La seule question qui vaille
Et l’Église est là pour affermir notre foi. Les portes de la mort ne l’emporteront pas sur elles. Les papes et les curés meurent, les comités de paroissiens et les équipes d’action catholique aussi… mais l’Église reste ferme, comme un phare dans la tempête, pour affermir notre foi. Elle éclaire notre manière de répondre à la question que Jésus pose à tout homme : “Pour vous, qui suis-je ?” C’est dans l’Église, dans l’Église pleinement catholique, que se trouve la plénitude de la réponse de Pierre : tu es le Christ, le Fils du Dieu vivant. Car en définitive, voici la seule question qui vaille le coup que l’on risque sa vie pour elle. Voici la grande question de l’humanité. Qui est Dieu ? Qui est celui qui pourra nous donner la clef de notre existence ? Qui est celui qui pourra assumer notre souffrance, notre liberté, notre mal ? Qui es-tu Seigneur ? Le mystère du Christ et le mystère de l’Église s’éclairent l’un l’autre. C’est dans l’Église que nous accédons à l’expérience des saints qui ont tenté, dans leur humanité semblable à la nôtre d’éclairer ce mystère. C’est dans le Christ que nous devenons pleinement nous-mêmes.

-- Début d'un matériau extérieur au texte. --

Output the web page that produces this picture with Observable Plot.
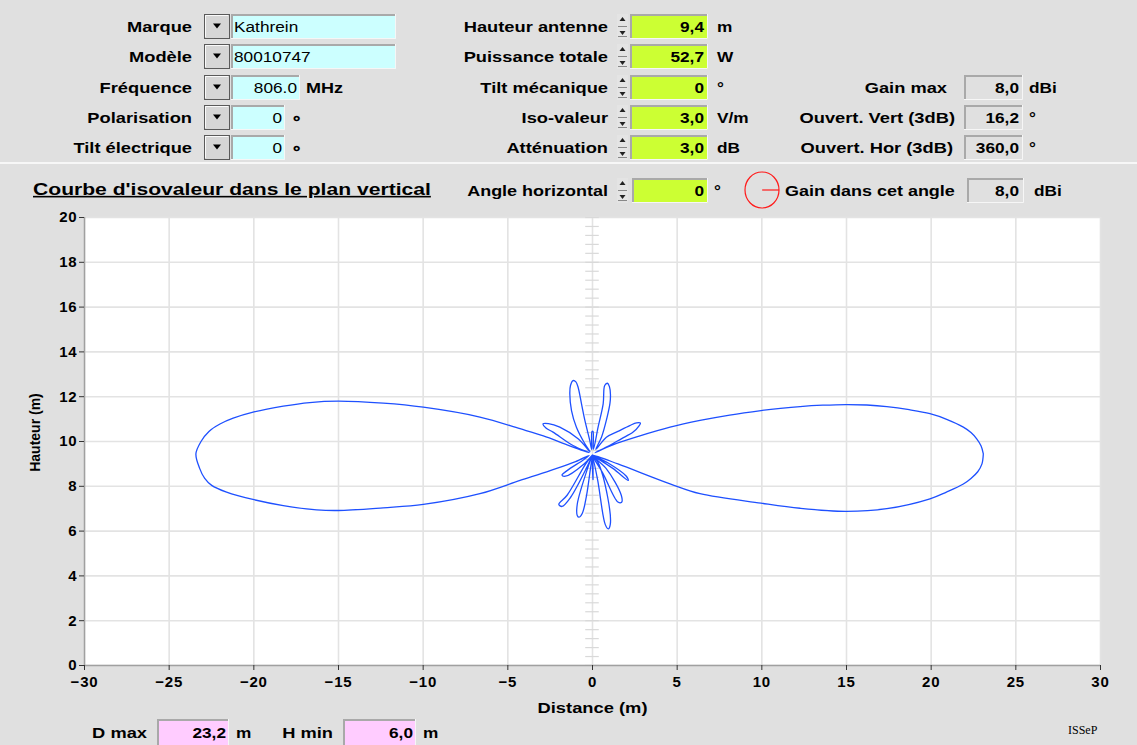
<!DOCTYPE html>
<html><head><meta charset="utf-8">
<script src="https://cdn.jsdelivr.net/npm/d3@7"></script>
<script src="https://cdn.jsdelivr.net/npm/@observablehq/plot@0.6"></script>
<style>
html,body{margin:0;padding:0;background:#e0e0e0;}
#root{position:relative;width:1137px;height:745px;overflow:hidden;background:#e0e0e0;font-family:"Liberation Sans",Arial,sans-serif;}
#chart{position:absolute;left:0;top:200px;}
#ui{position:absolute;left:0;top:0;}
#chart g[aria-label="x-axis tick label"] text, #chart g[aria-label="y-axis tick label"] text{letter-spacing:0.8px;}
</style></head>
<body><div id="root"><div id="chart"></div><svg id="ui" width="1137" height="745"></svg></div>
<script>
// ---------- data ----------
const leftLabels = ["Marque","Modèle","Fréquence","Polarisation","Tilt électrique"];
const leftValues = ["Kathrein","80010747","806.0","0","0"];
const leftUnits  = ["","","MHz","∘","∘"];
const midLabels  = ["Hauteur antenne","Puissance totale","Tilt mécanique","Iso-valeur","Atténuation"];
const midValues  = ["9,4","52,7","0","3,0","3,0"];
const midUnits   = ["m","W","°","V/m","dB"];
const rightLabels = ["Gain max","Ouvert. Vert (3dB)","Ouvert. Hor (3dB)"];
const rightValues = ["8,0","16,2","360,0"];
const rightUnits  = ["dBi","°","°"];
const chartTitle = "Courbe d'isovaleur dans le plan vertical";
const angleLabel = "Angle horizontal", angleValue = "0", angleUnit = "°";
const gainAngleLabel = "Gain dans cet angle", gainAngleValue = "8,0", gainAngleUnit = "dBi";
const bottomLabels = ["D max","H min"];
const bottomValues = ["23,2","6,0"];
const bottomUnits  = ["m","m"];
const xTicks = [-30,-25,-20,-15,-10,-5,0,5,10,15,20,25,30];
const yTicks = [0,2,4,6,8,10,12,14,16,18,20];
const xLabel = "Distance (m)", yLabel = "Hauteur (m)";

// isovalue curve, traced around the antenna (x: distance m, y: height m)
const curveX = [23.08,22.95,22.69,22.35,21.9,20.95,19.93,18.7,17.38,16.2,14.97,13.6,12.26,11.1,9.95,8.1,6.35,4.58,2.8,1.2,0.15,
  1.0,1.7,2.4,2.75,2.83,2.6,2.2,1.5,0.82,0.2,
  0.53,0.86,1.03,1.06,1.0,0.88,0.72,0.63,0.33,0.05,
  0.03,-0.03,-0.05,
  -0.16,-0.45,-0.65,-0.85,-0.98,-1.15,-1.3,-1.34,-1.24,-0.95,-0.45,-0.15,
  -0.85,-1.93,-2.6,-2.92,-2.75,-2.33,-1.15,-0.2,
  -1.5,-2.9,-4.28,-6.65,-9.99,-12.36,-15.01,-16.7,-18.26,-19.99,-21.22,-22.0,-22.65,-23.12,-23.42,
  -23.2,-22.9,-22.49,-21.61,-19.99,-18.26,-16.29,-15.01,-12.36,-9.99,-6.65,-4.28,-2.5,-1.0,-0.2,
  -0.5,-1.5,-1.8,-1.6,-0.5,0,
  -0.4,-1.5,-1.99,-1.8,-1.3,-0.3,0,
  -0.2,-0.9,-0.9,-0.8,-0.6,-0.35,0,
  0.03,0,
  0.3,0.75,0.93,1.05,0.9,0.3,0,
  0.6,1.5,1.72,1.7,0.8,0,
  1.2,2.11,2.0,0.9,0,
  1.5,4.58,6.35,9.95,12.26,14.97,17.38,19.93,20.9,21.9,22.35,22.75,23.0,23.08];
const curveY = [9.45,9.8,10.12,10.4,10.64,10.98,11.24,11.42,11.56,11.63,11.65,11.62,11.56,11.48,11.38,11.18,10.94,10.64,10.25,9.85,9.5,
  9.82,10.12,10.42,10.7,10.82,10.83,10.71,10.45,10.19,9.65,
  10.19,11.08,11.7,12.1,12.45,12.6,12.5,11.68,10.64,9.65,
  10.45,10.45,9.65,
  10.04,10.94,11.68,12.42,12.66,12.72,12.5,12.13,11.38,10.64,9.9,9.55,
  10.12,10.64,10.8,10.79,10.6,10.42,9.82,9.5,
  9.85,10.25,10.57,11.09,11.53,11.71,11.8,11.74,11.58,11.32,11.04,10.78,10.45,10.0,9.45,
  8.8,8.35,8.04,7.74,7.4,7.14,6.95,6.92,7.04,7.19,7.67,8.26,8.7,9.1,9.38,
  9.2,8.7,8.5,8.45,9.0,9.4,
  9.0,7.6,7.19,7.1,7.5,8.9,9.4,
  9.0,7.2,6.7,6.62,6.8,7.6,9.3,
  8.3,9.3,
  8.3,6.3,6.1,6.3,7.5,9.1,9.35,
  8.6,7.3,7.29,7.6,8.8,9.35,
  8.8,8.26,8.45,9.05,9.4,
  9.0,8.11,7.67,7.25,7.02,6.88,7.0,7.44,7.74,8.1,8.35,8.65,9.0,9.45];
const curve = curveX.map((x, i) => ({x, y: curveY[i]}));
const minorTicks = d3.range(0, 20.001, 0.4);

// ---------- chart ----------
const chart = Plot.plot({
  width: 1137, height: 530,
  marginLeft: 84, marginRight: 37, marginTop: 17, marginBottom: 65,
  style: {background: "transparent", fontFamily: "Liberation Sans, Arial, sans-serif", fontSize: "15px", color: "#000"},
  x: {domain: [-30, 30]},
  y: {domain: [0, 20]},
  marks: [
    Plot.frame({fill: "white", stroke: "none"}),
    Plot.gridX(xTicks, {stroke: "#e3e3e3", strokeOpacity: 1, strokeWidth: 1.6}),
    Plot.gridY(yTicks, {stroke: "#e3e3e3", strokeOpacity: 1, strokeWidth: 1.6}),
    Plot.ruleY(minorTicks, {y: d => d, x1: -0.4, x2: 0.4, stroke: "#d9d9d9", strokeWidth: 1.2}),
    Plot.line(curve, {x: "x", y: "y", stroke: "#1e50ff", strokeWidth: 1.3, curve: "catmull-rom"}),
    Plot.ruleX([-30], {stroke: "#a0a0a0", strokeWidth: 1.5}),
    Plot.ruleY([0], {stroke: "#a0a0a0", strokeWidth: 1.5}),
    Plot.axisX(xTicks, {tickSize: 5, tickPadding: 6, fontWeight: "bold", fontSize: 15, label: null, stroke: "#333"}),
    Plot.axisY(yTicks, {tickSize: 5, tickPadding: 2, fontWeight: "bold", fontSize: 15, label: null, stroke: "#333"}),
    Plot.text([xLabel], {frameAnchor: "bottom", dy: 47, text: d => d, fontWeight: "bold", fontSize: 15}),
    Plot.text([yLabel], {frameAnchor: "left", textAnchor: "middle", dx: -49, dy: -9, rotate: -90, text: d => d, fontWeight: "bold", fontSize: 14})
  ]
});
document.getElementById("chart").appendChild(chart);
// stretch x axis title to the reference width
chart.querySelectorAll("text").forEach(t => {
  if (t.textContent === xLabel) { t.setAttribute("textLength", 110); t.setAttribute("lengthAdjust", "spacingAndGlyphs"); }
});

// ---------- UI panel ----------
const NS = "http://www.w3.org/2000/svg";
const ui = document.getElementById("ui");
function el(tag, attrs) { const e = document.createElementNS(NS, tag); for (const k in attrs) e.setAttribute(k, attrs[k]); ui.appendChild(e); return e; }
function txt(x, y, s, o = {}) {
  const t = el("text", {
    transform: `translate(${x},${y}) scale(${o.sx ?? 1.22},1)`,
    "text-anchor": o.anchor || "start",
    "font-size": o.size || 15,
    "font-weight": o.bold === false ? "normal" : "bold",
    fill: o.fill || "#000",
    "font-family": o.family || "Liberation Sans, Arial, sans-serif"
  });
  if (o.underline) t.setAttribute("text-decoration", "underline");
  t.textContent = s; return t;
}
function field(x, y, w, h, fill) {
  el("rect", {x, y, width: w, height: h, fill});
  el("path", {d: `M${x+1},${y+h}V${y+1}H${x+w}`, stroke: "#a9a9a9", "stroke-width": 2, fill: "none"});
  el("path", {d: `M${x},${y+h-0.5}H${x+w-0.5}V${y}`, stroke: "#f6f6f6", "stroke-width": 1, fill: "none"});
}
function dropBtn(x, y, w, h) {
  el("rect", {x: x+0.5, y: y+0.5, width: w-1, height: h-1, fill: "#d6d6d6", stroke: "#5a5a5a"});
  el("path", {d: `M${x+1.5},${y+h-2}V${y+1.5}H${x+w-2}`, stroke: "#fafafa", fill: "none"});
  const cx = x + w/2, cy = y + h/2;
  el("path", {d: `M${cx-4},${cy-3}H${cx+4}L${cx},${cy+2}Z`, fill: "#000"});
}
function spinner(x, y, h) {
  el("rect", {x, y, width: 11, height: h, fill: "#e4e4e4"});
  el("path", {d: `M${x+2.5},${y+7}L${x+5.5},${y+3}L${x+8.5},${y+7}Z`, fill: "#222"});
  el("path", {d: `M${x+2.5},${y+h-8}L${x+5.5},${y+h-4}L${x+8.5},${y+h-8}Z`, fill: "#222"});
  el("path", {d: `M${x+1},${y+h/2}H${x+10}M${x+1},${y+h-2.5}H${x+10}`, stroke: "#888", fill: "none"});
}

// separator
el("rect", {x: 0, y: 162, width: 1137, height: 2, fill: "#f7f7f7"});

const rowY = [26, 56, 87, 117, 147];
const leftW = [165, 165, 69, 54, 54];
leftLabels.forEach((s, i) => {
  const yc = rowY[i];
  txt(192, yc + 5.5, s, {anchor: "end"});
  dropBtn(204, yc - 12, 26, 25);
  field(231, yc - 12, leftW[i], 25, "#ccffff");
  if (i < 2) txt(234, yc + 5.5, leftValues[i], {bold: false, sx: 1.15});
  else txt(231 + leftW[i] - 3, yc + 5.5, leftValues[i], {anchor: "end", bold: false, sx: 1.15});
  if (leftUnits[i]) txt(231 + leftW[i] + 6, yc + 5.5, leftUnits[i], {sx: 1.2});
});
midLabels.forEach((s, i) => {
  const yc = rowY[i];
  txt(608, yc + 5.5, s, {anchor: "end"});
  spinner(617, yc - 12, 25);
  field(630, yc - 12, 78, 25, "#ccff33");
  txt(704, yc + 5.5, midValues[i], {anchor: "end", sx: 1.15});
  txt(717, yc + 5.5, midUnits[i], {sx: 1.15});
});
const rightEnd = [947, 955, 953];
rightLabels.forEach((s, i) => {
  const yc = rowY[i + 2];
  txt(rightEnd[i], yc + 5.5, s, {anchor: "end"});
  field(964, yc - 12, 59, 25, "#e0e0e0");
  txt(1019, yc + 5.5, rightValues[i], {anchor: "end", sx: 1.15});
  txt(1029, yc + 5.5, rightUnits[i], {sx: 1.15});
});

// title row
txt(33, 195, chartTitle, {size: 16, sx: 1.32, underline: true});
txt(608, 195.5, angleLabel, {anchor: "end", sx: 1.2});
spinner(617, 178, 25);
field(632, 178, 76, 25, "#ccff33");
txt(704, 195.5, angleValue, {anchor: "end", sx: 1.15});
txt(714, 195.5, angleUnit, {sx: 1.15});
el("ellipse", {cx: 762, cy: 190, rx: 17, ry: 18, fill: "none", stroke: "#ff1a1a", "stroke-width": 1.2});
el("line", {x1: 762, y1: 190, x2: 779, y2: 190, stroke: "#ff1a1a", "stroke-width": 1.2});
txt(785, 195.5, gainAngleLabel, {sx: 1.2});
field(967, 178, 57, 25, "#e0e0e0");
txt(1019, 195.5, gainAngleValue, {anchor: "end", sx: 1.15});
txt(1034, 195.5, gainAngleUnit, {sx: 1.15});

// bottom row
const bLabelEnd = [147, 333], bFieldX = [157, 343], bFieldW = [72, 73];
bottomLabels.forEach((s, i) => {
  txt(bLabelEnd[i], 737.5, s, {anchor: "end"});
  field(bFieldX[i], 719, bFieldW[i], 30, "#ffccff");
  txt(bFieldX[i] + bFieldW[i] - 3, 737.5, bottomValues[i], {anchor: "end", sx: 1.15});
  txt(bFieldX[i] + bFieldW[i] + 7, 737.5, bottomUnits[i], {sx: 1.15});
});
txt(1068, 734, "ISSeP", {bold: false, size: 12, sx: 1, family: "Liberation Serif, Times New Roman, serif"});
</script></body></html>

Permettez-moi d’achever en vous livrant le fond de mon cœur. J’aime le Christ, passionnément. J’aime l’Église, passionnément. Elle me fait souvent souffrir… et lui aussi. Pourtant je crois que cette souffrance est le lieu de l’amour et que cette souffrance me transforme, comme elle transforme notre Église, pour nous rendre semblable au Christ. “Le Christ et l’Église c’est tout un”, disait Jeanne d’Arc, consumée d’amour pour le Christ, passionnément engagée pour l’Église, et martyrisée par l’Église au nom du Christ.